I'm thinking this is going to be a long trip and some of the transportation will likely be time-consuming and by a small boat so it also needs to have fairly inexpensive accommodations etc.. Anyone have any suggestions?
How about a sailing vacation with stops at dive areas? Your yacht is your island.
 
I’m 67, been diving since 1966. I moved to Florida so I can do mixed gas staged decompression cave dives any and every day of the year. Age is just a number. Dive fit and dive safe.
You are awesome
 
At 10, I thought 20 was old. At 30, I thought 60-70 was oldish. At 56, I think 100+ might be old. It's a state of mind as much as anything. One of the "oldest" persons I ever met was in his mid 40s, but he acted as though he was 80.
My gf sat next to a lady coming home from Coz a couple years ago. She had just finished 2 weeks of diving. She was 81.
Mom's traveling the world via cruise ships, at least 2 a year. Most people think she's in her 60s. She turned 84 this year.
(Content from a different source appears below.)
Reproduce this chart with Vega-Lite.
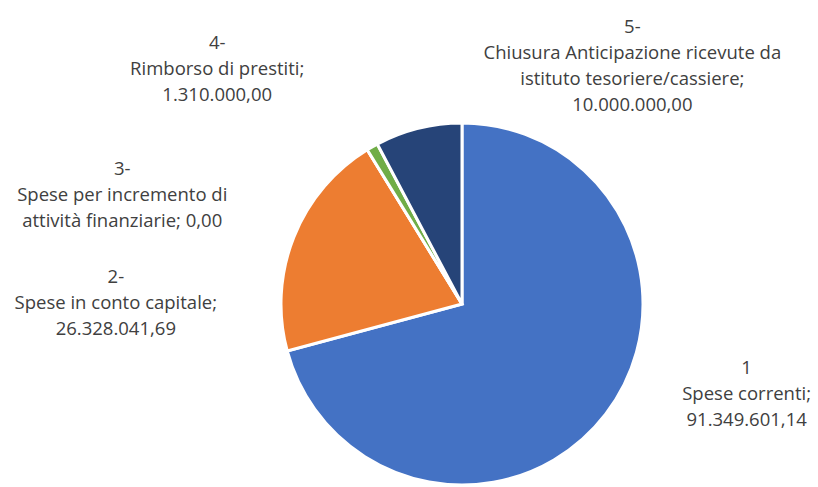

Stay active and don't "think" old.
 
Yep, I met a 78 year old and a 70 something year old married couple who were giant striding off the back of the dive boat in the St Lawrence River wearing drysuits and doubles. They weightlifted and did cardio exercise. After diving with them I have a new goal: be doing the same thing at their age.
 
Culebra is OK, nothing to write home about. The south coast of Puerto Rico is excellent. Mona and Desecheo are outstanding if you can fins a boat to take you there. Vieques is nice, again, too easy to get to. I think very highly of Saba, but their signature dive site was badly damaged by a hurricane last summer (tent wall/reef). Not that I have my own boat, Corn islands are only 2 days away.

You like the diving at corn islands? Should I put them back on my list?